> Record list:

## start

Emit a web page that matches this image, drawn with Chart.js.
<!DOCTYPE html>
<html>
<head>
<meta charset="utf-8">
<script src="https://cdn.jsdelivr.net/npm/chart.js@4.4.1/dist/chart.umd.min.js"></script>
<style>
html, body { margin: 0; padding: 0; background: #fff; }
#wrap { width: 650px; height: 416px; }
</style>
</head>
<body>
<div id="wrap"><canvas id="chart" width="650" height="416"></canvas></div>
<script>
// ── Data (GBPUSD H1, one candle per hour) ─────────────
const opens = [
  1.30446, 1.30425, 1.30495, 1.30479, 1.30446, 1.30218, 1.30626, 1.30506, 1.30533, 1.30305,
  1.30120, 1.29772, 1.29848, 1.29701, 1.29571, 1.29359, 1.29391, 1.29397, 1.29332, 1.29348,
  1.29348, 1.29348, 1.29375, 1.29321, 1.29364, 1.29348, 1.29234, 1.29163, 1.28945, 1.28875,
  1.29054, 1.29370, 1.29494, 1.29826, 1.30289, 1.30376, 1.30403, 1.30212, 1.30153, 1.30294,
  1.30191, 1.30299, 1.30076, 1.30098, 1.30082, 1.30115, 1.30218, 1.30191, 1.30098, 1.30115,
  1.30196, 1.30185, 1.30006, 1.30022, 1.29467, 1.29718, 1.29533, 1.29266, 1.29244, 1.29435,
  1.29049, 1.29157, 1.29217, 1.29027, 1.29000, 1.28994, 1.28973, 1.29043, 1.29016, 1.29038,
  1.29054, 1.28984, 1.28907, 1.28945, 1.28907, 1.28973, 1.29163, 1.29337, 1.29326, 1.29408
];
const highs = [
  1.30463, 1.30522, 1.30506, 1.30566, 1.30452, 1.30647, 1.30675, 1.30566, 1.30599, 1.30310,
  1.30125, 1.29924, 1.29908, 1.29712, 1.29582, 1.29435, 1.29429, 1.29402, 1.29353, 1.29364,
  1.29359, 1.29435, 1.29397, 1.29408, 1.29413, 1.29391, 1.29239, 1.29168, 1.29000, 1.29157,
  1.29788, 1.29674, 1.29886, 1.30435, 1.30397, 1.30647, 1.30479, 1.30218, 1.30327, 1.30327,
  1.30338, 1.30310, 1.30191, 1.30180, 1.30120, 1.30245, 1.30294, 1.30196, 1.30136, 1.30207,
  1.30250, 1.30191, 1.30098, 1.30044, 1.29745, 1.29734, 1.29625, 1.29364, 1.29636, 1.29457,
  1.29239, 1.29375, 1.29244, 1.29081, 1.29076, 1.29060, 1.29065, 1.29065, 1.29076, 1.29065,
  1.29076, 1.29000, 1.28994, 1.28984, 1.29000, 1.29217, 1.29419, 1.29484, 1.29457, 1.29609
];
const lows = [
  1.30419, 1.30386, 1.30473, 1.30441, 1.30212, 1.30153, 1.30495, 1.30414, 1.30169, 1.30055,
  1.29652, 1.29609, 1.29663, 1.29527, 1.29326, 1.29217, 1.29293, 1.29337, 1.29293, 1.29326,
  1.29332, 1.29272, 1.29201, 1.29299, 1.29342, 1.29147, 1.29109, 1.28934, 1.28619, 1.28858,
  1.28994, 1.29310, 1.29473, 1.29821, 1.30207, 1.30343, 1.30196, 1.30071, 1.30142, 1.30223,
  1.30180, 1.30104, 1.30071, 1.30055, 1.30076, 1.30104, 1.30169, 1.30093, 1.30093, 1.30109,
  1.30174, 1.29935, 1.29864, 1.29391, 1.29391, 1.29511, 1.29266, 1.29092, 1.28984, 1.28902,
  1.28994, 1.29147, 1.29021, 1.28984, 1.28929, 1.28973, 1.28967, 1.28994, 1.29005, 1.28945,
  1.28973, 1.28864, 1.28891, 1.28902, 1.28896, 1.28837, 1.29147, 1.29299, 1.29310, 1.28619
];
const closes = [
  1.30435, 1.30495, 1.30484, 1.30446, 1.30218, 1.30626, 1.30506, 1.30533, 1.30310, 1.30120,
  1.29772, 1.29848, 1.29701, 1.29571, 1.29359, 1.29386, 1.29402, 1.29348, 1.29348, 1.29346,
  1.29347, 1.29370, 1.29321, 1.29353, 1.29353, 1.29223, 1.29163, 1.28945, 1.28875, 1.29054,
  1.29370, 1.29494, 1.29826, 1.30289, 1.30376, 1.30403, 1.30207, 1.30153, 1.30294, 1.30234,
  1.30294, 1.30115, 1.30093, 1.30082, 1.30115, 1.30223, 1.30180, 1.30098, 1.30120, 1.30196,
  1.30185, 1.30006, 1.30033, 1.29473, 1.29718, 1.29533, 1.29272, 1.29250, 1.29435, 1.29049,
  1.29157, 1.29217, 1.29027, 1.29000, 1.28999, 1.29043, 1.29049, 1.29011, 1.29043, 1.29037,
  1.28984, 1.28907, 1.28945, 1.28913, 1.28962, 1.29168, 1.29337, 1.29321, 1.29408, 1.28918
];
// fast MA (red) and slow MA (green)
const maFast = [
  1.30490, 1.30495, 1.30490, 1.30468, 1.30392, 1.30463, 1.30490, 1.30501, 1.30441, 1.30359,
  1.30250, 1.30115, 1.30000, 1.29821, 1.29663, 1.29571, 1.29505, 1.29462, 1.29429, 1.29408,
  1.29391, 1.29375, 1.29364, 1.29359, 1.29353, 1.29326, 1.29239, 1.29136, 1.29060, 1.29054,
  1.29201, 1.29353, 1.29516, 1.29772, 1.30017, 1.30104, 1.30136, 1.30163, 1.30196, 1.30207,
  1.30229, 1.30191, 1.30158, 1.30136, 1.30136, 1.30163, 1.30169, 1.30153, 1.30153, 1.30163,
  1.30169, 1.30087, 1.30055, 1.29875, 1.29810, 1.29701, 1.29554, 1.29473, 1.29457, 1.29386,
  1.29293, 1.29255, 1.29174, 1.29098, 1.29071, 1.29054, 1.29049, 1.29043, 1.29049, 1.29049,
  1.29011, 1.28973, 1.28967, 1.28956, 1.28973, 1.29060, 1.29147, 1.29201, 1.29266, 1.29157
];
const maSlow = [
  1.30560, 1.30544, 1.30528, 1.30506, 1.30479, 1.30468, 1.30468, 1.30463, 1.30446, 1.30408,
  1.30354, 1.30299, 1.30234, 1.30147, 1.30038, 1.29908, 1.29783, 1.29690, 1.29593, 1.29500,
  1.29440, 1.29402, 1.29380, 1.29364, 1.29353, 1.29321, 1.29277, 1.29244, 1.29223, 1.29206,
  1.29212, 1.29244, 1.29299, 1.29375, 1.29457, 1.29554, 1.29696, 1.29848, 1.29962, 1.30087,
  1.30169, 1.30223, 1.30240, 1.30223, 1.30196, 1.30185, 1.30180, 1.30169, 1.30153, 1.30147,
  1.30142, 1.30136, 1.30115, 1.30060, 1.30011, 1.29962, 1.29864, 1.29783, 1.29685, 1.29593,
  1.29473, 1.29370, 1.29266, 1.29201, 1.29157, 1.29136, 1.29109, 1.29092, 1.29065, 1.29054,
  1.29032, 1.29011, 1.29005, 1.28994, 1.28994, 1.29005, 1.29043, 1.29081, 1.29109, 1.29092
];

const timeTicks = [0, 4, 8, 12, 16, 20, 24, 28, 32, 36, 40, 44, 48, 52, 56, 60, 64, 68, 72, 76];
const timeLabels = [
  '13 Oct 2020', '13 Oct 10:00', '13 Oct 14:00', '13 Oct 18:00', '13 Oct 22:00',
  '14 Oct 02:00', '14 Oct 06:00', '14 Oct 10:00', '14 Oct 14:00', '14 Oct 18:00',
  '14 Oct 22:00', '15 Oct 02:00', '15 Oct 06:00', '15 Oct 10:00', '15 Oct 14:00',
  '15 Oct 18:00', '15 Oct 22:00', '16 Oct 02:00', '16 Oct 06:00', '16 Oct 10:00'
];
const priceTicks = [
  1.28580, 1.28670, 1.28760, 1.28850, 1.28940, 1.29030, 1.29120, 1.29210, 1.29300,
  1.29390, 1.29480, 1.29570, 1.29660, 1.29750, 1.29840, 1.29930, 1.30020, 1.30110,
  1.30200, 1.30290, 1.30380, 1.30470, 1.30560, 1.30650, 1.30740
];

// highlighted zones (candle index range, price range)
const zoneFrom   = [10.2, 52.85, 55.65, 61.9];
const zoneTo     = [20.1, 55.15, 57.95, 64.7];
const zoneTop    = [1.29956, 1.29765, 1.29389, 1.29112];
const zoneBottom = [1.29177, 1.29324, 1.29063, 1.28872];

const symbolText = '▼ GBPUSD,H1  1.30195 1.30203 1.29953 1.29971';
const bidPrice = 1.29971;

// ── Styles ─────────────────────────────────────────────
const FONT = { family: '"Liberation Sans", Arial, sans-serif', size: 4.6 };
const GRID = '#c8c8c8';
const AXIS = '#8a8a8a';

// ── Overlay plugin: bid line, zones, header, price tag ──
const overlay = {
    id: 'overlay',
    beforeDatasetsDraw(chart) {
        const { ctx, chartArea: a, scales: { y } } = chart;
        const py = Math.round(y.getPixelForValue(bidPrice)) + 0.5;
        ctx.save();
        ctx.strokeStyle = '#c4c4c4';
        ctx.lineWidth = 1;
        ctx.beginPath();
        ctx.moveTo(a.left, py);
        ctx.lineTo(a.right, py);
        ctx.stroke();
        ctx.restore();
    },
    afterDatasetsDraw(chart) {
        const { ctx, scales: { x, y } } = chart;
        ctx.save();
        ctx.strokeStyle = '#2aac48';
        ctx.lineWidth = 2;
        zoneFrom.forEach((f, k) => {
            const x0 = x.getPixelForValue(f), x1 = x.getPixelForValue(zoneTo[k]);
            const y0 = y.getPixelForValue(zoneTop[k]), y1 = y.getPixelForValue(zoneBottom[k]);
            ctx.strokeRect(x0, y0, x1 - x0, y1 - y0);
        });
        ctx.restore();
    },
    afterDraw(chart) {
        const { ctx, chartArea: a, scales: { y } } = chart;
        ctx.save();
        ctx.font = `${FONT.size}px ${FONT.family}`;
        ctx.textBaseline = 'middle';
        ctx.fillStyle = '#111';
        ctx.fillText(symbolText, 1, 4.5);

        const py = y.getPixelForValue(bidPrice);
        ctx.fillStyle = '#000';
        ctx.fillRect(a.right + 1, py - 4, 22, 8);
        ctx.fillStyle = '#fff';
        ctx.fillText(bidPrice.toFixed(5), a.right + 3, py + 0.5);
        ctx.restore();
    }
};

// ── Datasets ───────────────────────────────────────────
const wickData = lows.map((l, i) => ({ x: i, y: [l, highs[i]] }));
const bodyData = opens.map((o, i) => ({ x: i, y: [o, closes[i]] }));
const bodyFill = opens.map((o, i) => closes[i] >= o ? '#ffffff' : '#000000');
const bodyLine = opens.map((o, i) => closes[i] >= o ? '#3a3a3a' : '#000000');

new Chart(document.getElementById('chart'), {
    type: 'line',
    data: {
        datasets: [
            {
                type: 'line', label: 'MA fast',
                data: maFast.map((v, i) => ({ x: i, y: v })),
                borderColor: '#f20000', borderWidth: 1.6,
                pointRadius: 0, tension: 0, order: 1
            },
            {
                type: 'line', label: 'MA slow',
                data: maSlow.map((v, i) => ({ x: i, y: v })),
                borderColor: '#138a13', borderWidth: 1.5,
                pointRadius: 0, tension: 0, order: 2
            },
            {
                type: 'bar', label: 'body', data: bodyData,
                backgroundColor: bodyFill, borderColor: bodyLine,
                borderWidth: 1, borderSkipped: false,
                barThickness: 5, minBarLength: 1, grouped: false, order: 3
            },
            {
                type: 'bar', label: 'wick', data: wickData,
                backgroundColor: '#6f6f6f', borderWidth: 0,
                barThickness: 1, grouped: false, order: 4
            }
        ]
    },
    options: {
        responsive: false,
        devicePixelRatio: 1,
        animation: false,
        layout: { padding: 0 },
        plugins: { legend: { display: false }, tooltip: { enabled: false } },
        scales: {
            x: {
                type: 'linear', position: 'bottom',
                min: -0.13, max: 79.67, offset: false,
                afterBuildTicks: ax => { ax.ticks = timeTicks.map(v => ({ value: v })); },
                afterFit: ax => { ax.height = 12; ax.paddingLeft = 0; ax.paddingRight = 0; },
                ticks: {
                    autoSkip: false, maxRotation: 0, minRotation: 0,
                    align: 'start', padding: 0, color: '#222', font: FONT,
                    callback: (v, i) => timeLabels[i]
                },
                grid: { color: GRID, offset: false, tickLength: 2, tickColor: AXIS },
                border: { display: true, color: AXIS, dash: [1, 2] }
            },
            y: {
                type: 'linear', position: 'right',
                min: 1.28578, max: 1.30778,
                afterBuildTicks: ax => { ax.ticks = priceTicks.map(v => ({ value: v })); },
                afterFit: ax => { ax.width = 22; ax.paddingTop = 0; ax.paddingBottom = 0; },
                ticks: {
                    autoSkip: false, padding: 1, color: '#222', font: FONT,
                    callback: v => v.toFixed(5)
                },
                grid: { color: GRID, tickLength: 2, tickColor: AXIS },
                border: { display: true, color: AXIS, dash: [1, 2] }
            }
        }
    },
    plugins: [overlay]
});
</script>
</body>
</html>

## end
## start

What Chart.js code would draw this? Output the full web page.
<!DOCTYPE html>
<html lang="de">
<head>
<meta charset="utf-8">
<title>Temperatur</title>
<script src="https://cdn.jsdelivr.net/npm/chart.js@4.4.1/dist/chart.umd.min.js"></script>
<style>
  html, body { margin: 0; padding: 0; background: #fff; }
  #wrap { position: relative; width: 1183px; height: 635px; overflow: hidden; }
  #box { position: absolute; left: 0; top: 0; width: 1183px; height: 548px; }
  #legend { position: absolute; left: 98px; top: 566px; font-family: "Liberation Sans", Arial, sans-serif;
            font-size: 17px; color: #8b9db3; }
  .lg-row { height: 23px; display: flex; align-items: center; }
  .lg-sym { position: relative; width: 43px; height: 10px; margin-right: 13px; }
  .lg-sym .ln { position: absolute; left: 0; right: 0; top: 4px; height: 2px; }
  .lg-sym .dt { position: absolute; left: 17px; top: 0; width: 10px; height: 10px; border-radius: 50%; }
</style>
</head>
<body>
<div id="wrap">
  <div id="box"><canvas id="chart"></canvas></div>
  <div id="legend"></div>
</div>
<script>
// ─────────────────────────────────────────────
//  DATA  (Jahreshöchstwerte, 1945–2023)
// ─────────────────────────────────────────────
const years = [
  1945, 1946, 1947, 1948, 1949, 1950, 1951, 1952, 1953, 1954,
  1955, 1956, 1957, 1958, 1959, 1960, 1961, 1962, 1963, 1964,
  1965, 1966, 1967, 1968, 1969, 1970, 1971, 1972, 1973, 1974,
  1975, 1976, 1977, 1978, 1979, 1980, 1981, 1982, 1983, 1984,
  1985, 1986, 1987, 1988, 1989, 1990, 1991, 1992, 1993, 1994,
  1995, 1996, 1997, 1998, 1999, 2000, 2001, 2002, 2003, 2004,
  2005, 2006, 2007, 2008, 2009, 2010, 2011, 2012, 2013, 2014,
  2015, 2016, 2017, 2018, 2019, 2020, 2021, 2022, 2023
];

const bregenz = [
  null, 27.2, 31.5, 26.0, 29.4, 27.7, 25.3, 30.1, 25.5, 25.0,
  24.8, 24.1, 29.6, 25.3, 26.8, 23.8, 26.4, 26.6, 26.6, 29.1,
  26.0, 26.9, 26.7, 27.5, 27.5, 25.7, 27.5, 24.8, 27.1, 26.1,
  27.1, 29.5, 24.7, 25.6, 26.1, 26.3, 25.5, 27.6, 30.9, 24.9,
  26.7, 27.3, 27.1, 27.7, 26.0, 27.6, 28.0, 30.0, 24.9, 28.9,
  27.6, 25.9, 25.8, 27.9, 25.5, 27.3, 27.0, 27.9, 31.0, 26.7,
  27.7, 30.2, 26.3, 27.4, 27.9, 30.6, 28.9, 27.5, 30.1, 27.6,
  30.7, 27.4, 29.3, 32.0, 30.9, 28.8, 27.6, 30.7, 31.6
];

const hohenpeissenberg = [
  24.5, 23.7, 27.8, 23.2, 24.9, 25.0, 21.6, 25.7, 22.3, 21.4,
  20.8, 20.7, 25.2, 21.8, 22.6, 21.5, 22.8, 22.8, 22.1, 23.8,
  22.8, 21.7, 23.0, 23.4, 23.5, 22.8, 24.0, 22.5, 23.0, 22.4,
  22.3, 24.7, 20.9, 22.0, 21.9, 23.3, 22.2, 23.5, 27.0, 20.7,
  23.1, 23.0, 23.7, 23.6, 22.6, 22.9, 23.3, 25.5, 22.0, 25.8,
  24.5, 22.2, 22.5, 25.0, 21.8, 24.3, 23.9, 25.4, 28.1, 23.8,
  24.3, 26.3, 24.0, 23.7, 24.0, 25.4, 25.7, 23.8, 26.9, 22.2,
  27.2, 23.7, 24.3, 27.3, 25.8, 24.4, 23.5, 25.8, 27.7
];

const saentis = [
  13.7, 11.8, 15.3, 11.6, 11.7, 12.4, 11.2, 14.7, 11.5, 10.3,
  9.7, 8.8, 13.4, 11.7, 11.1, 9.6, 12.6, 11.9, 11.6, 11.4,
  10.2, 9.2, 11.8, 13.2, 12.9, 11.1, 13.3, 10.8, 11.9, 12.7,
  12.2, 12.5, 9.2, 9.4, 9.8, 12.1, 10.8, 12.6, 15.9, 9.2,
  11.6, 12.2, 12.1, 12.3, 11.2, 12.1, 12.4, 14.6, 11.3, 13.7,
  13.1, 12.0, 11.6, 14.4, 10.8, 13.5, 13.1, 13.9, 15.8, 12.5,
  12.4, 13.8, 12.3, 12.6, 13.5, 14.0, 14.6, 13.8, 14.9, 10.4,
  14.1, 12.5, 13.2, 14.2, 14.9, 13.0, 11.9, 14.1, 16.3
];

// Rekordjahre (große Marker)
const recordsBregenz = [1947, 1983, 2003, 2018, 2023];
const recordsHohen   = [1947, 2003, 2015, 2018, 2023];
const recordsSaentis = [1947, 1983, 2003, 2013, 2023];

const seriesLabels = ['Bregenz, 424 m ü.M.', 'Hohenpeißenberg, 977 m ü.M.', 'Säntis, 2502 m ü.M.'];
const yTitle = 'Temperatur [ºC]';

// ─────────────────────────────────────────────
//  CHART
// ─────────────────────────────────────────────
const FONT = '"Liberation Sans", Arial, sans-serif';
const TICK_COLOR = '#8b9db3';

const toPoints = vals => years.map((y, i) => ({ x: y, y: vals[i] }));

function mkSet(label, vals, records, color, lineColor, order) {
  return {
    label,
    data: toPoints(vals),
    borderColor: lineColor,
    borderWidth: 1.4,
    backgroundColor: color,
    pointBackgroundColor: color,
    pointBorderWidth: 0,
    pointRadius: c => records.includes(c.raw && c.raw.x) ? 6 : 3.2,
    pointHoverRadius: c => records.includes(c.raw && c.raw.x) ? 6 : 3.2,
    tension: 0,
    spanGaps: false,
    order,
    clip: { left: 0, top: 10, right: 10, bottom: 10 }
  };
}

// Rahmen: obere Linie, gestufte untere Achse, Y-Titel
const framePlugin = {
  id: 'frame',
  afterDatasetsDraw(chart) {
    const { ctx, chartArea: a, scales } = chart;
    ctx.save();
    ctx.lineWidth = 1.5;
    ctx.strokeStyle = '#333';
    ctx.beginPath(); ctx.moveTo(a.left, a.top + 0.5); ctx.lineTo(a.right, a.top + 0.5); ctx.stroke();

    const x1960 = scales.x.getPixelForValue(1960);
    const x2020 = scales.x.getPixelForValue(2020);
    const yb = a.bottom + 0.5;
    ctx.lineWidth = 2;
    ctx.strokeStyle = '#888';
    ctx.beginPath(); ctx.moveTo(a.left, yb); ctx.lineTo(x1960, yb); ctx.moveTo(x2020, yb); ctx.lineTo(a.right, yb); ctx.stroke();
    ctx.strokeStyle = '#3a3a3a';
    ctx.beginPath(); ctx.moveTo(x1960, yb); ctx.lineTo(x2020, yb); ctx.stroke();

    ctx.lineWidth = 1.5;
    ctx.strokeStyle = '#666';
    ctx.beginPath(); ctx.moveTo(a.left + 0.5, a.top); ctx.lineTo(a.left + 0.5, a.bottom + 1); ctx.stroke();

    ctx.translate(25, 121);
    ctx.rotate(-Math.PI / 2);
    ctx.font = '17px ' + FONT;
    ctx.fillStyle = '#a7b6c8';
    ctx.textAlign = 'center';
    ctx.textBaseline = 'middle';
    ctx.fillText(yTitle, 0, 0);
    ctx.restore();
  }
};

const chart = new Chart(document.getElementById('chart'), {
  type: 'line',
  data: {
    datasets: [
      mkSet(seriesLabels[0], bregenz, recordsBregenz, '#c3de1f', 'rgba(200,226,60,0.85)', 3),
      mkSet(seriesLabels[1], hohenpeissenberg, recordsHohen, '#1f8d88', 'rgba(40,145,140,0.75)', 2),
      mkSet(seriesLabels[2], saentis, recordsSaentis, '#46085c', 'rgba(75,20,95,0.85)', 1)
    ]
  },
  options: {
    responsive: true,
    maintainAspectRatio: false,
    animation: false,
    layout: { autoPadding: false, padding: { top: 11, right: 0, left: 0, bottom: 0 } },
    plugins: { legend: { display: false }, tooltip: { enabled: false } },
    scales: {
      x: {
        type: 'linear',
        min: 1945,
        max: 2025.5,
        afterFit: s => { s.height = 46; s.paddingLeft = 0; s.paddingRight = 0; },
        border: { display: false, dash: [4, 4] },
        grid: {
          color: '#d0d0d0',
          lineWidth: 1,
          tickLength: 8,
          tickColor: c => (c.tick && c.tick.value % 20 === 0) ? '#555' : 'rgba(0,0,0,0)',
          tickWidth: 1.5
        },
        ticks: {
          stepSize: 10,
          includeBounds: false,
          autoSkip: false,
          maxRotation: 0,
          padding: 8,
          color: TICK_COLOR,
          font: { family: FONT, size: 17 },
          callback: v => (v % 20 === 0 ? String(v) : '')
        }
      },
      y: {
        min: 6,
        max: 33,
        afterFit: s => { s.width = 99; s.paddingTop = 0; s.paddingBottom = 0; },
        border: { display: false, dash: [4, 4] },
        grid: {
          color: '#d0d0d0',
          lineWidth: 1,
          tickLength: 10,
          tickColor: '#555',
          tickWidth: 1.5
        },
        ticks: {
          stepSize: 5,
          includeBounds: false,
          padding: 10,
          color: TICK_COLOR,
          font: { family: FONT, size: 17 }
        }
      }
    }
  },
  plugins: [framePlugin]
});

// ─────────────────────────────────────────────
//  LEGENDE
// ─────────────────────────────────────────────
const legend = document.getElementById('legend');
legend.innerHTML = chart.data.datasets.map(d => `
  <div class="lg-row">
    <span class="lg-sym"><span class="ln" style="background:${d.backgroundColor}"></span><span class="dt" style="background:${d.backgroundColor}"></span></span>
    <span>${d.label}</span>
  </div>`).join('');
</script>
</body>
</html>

## end
## start

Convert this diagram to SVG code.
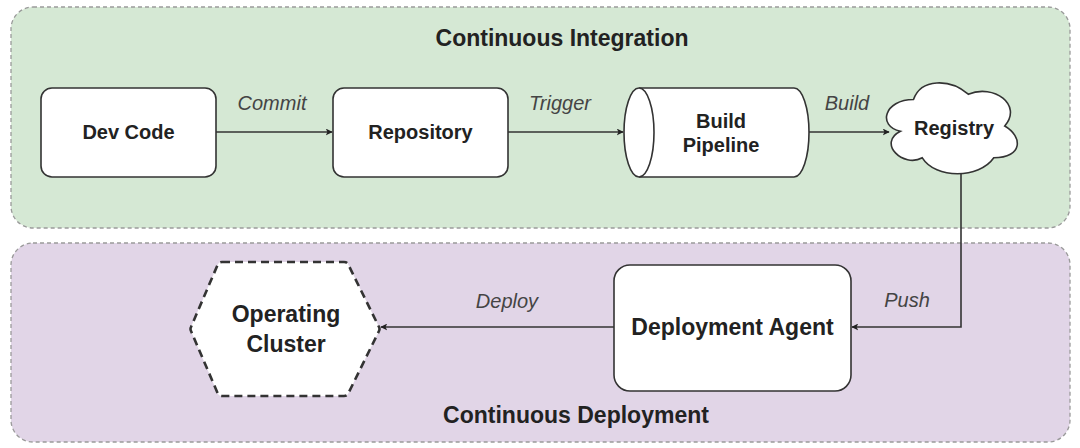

## end

> Written task: Locate each line containing the string "page" and show it.

> Response for this exercise:
Emit a web page that matches this image, drawn with Chart.js.
What Chart.js code would draw this? Output the full web page.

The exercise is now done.